Peter Uzoho
Group Managing Director of Levene Energies Limited, Nneka Arowolo, has stated that Nigeria will not attract the billions of dollars needed to develop gas infrastructure and accelerate supply to the domestic market unless government and industry stakeholders fix credible demand and credit risk, especially in the power sector.
Arowolo stated this while speaking on a panel at the 2026 NOG Energy Week in Abuja on realizing future gas economies, stressing that Nigeria’s problem was not gas supply but bankable demand and payment discipline.
She told the session that while gas aggregators should handle pooling demand, aggregating supply, managing credit risk and coordinating logistics, sequencing and prioritizing the tasks were critical.
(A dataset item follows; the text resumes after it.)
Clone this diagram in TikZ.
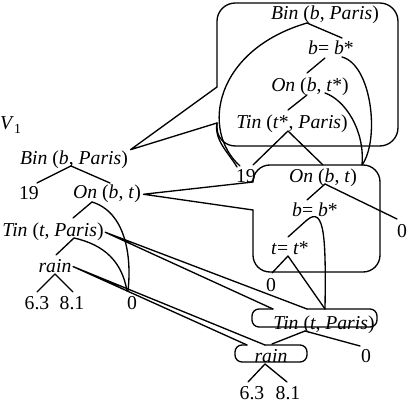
\documentclass[tikz,border=0pt]{standalone}
\usepackage{fontspec}
\setmainfont{Liberation Serif}
\usetikzlibrary{calc}

\begin{document}
\begin{tikzpicture}[x=0.025cm,y=-0.025cm,line cap=round,line join=round,line width=0.95pt,
  every node/.style={font=\fontsize{14}{16}\selectfont,inner sep=0pt,anchor=base}]
\useasboundingbox (0,0) rectangle (410,405);
% left diagram V1
\node (vone) at (11,130) {\textit{V}\textsubscript{1}};
\node (binL) at (74,165) {\textit{Bin} (\textit{b}, \textit{Paris})};
\node (n19L) at (29,200) {19};
\node (onL) at (107,199) {\textit{On} (\textit{b}, \textit{t})};
\node (tinL) at (53,237) {\textit{Tin} (\textit{t}, \textit{Paris})};
\node (rainL) at (55,273) {\textit{rain}};
\node (a63L) at (37,310) {6.3};
\node (a81L) at (72,310) {8.1};
\node (z0L) at (132,310) {0};
% nodes inside the callouts
\node (binA) at (325,20) {\textit{Bin} (\textit{b}, \textit{Paris})};
\node (eqA) at (331,55) {\textit{b}= \textit{b}*};
\node (onA) at (310,92) {\textit{On} (\textit{b}, \textit{t}*)};
\node (tinA) at (292,129) {\textit{Tin} (\textit{t}*, \textit{Paris})};
\node (n19A) at (246,183) {19};
\node (onB) at (323,183) {\textit{On} (\textit{b}, \textit{t})};
\node (eqB) at (315,217) {\textit{b}= \textit{b}*};
\node (tteq) at (290,255) {\textit{t}= \textit{t}*};
\node (z0Ba) at (271,292) {0};
\node (z0Bb) at (402,238) {0};
\node (tinB) at (324,330) {\textit{Tin} (\textit{t}, \textit{Paris})};
\node (z0C) at (366,363) {0};
\node (rainB) at (271,363) {\textit{rain}};
\node (a63B) at (252,400) {6.3};
\node (a81B) at (288,400) {8.1};
% edges of V1
\draw ($(binL.base)+(-3,1)$) -- ($(n19L.base)+(8,-17)$);
\draw ($(binL.base)+(-3,1)$) -- ($(onL.base)+(3,-16)$);
\draw ($(onL.base)+(-15,3)$) -- ($(tinL.base)+(20,-19)$);
\draw ($(onL.base)+(-15,3)$) .. controls (125,212) and (132,255) .. ($(z0L.base)+(-4,-19)$);
\draw ($(tinL.base)+(21,1)$) -- ($(rainL.base)+(1,-18)$);
\draw ($(tinL.base)+(21,1)$) .. controls (105,245) and (122,262) .. ($(z0L.base)+(-5,-19)$);
\draw ($(rainL.base)+(0,1)$) -- ($(a63L.base)+(0,-18)$);
\draw ($(rainL.base)+(0,1)$) -- ($(a81L.base)+(1,-18)$);
% callout for Bin
\coordinate (pa1) at (217,87);
\coordinate (pa2) at (217,123);
\draw[rounded corners=13pt] (pa1) -- (217,3) -- (398,3) -- (398,146) -- (217,146) -- (pa2);
\draw (pa2) -- ($(binL.north east)+(2,-1)$) -- (pa1);
\draw ($(binA.base)+(-18,3)$) -- ($(eqA.base)+(11,-17)$);
\draw ($(binA.base)+(-18,3)$) .. controls (215,50) and (200,130) .. ($(n19A.base)+(-6,-17)$);
\draw (pa2) .. controls (214,140) and (228,152) .. ($(n19A.base)+(-9,-16)$);
\draw ($(eqA.base)+(-6,3)$) -- ($(onA.base)+(-3,-19)$);
\draw ($(eqA.base)+(11,2)$) .. controls (372,65) and (380,140) .. ($(onB.base)+(39,-18)$);
\draw ($(onA.base)+(-3,3)$) -- ($(tinA.base)+(-4,-19)$);
\draw ($(onA.base)+(15,1)$) .. controls (345,100) and (365,130) .. ($(onB.base)+(39,-18)$);
\draw ($(tinA.base)+(-4,2)$) -- ($(n19A.base)+(7,-18)$);
\draw ($(tinA.base)+(-4,2)$) -- ($(onB.base)+(0,-18)$);
% callout for On
\coordinate (pb1) at (253,182);
\coordinate (pb2) at (253,210);
\draw[rounded corners=12pt] (pb1) -- (253,165) -- (380,165) -- (380,272) -- (253,272) -- (pb2);
\draw (pb2) -- ($(onL.east)+(2,0)$) -- (pb1);
\draw ($(onB.base)+(2,1)$) -- ($(eqB.base)+(-8,-17)$);
\draw ($(onB.base)+(2,1)$) -- ($(z0Bb.base)+(-5,-19)$);
\draw ($(eqB.base)+(-8,3)$) -- ($(tteq.base)+(-2,-18)$);
\draw ($(eqB.base)+(-8,3)$) .. controls (325,205) and (326,240) .. ($(tinB.base)+(1,-21)$);
\draw ($(tteq.base)+(-2,1)$) -- ($(z0Ba.base)+(1,-19)$);
\draw ($(tteq.base)+(-2,1)$) -- ($(tinB.base)+(1,-21)$);
% callout for Tin
\coordinate (pc1) at (273,309);
\coordinate (pc2) at (307,309);
\draw[rounded corners=5pt] (pc1) -- (252,309) -- (252,327) -- (377,327) -- (377,309) -- (pc2);
\draw (pc2) -- ($(tinL.east)+(1,0)$) -- (pc1);
\draw ($(tinB.base)+(-19,1)$) -- ($(rainB.base)+(1,-19)$);
\draw ($(tinB.base)+(-19,1)$) -- ($(z0C.base)+(-6,-17)$);
% callout for rain
\coordinate (pd1) at (247,345);
\coordinate (pd2) at (265,345);
\draw[rounded corners=5pt] (pd1) -- (235,345) -- (235,362) -- (307,362) -- (307,345) -- (pd2);
\draw (pd2) -- ($(rainL.east)+(1,0)$) -- (pd1);
\draw ($(rainB.base)+(-6,1)$) -- ($(a63B.base)+(-4,-18)$);
\draw ($(rainB.base)+(-6,1)$) -- ($(a81B.base)+(-1,-18)$);
\end{tikzpicture}
\end{document}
She explained that industry conversations had already established that supply was not the issue, noting that Nigeria had abundant gas reserves and ranked among the top 10 globally.
She argued that supply had to be underpinned by credible demand, insisting that producers would not commit billions of dollars to build facilities to produce and process gas for domestic delivery obligations without assurance that there was a sustainable and reliable off-taker at the end of the pipeline.
The Levene Energies GMD maintained that credible demand was essential to ensure that gas would be taken and paid for, so that production would not be shut in due to the inability to evacuate it. She added that creditworthiness was equally critical and had to be prioritized.
Referencing the Decade of Gas target of 12 billion cubic feet per day (bcf/d) by 2030, with 8 bcf/d projected for the power market, she questioned whether the sector had resolved its liquidity problems and creditworthiness issues.